According to BFMTV, starting Monday, checks will be conducted of the authors of 80 posts on social media that express support for the attacker.On Sunday, thousands of people demonstrated across France in solidarity with the French teacher who was decapitated outside a school near Paris. On Saturday, hundreds of people laid white roses at the school.
On Friday night, a history teacher, later identified as Samuel Paty, 47, was attacked and decapitated by an 18-year-old refugee of Chechen origin. The attack came after Paty showed a caricature of the Islamic prophet Muhammad to his students at the school in Conflans-Sainte-Honorine, north-west of Paris.
The killer, identified as Abdullakh Anzorov, was shot dead by French police shortly after the attack.
According to French media reports, 11 people, including four members of the attacker’s family, have been detained as part of the ongoing investigation.
Spokesperson of the Russian Embassy in France, Sergey Parinov, told Sputnik on Saturday that the suspect had lived in France with his family on a legal basis since 2008.
The attacker himself received a residence permit upon reaching the age of 18, according to Parinov.
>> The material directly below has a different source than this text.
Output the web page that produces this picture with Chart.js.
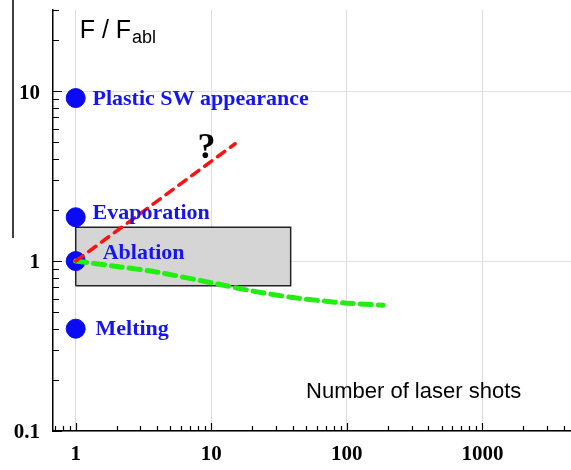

According to France’s anti-terrorism prosecutor Jean-Francois Ricard, the suspect was born in Moscow in 2002, was of Chechen origin, and had received refugee status in France.
Chechen leader Ramzan Kadyrov has condemned the attack on the French teacher, urging French investigators on Saturday not to seek a "Chechen trace" in the attack, and stressing that the attacker had spent most of his life and was likely radicalized in France.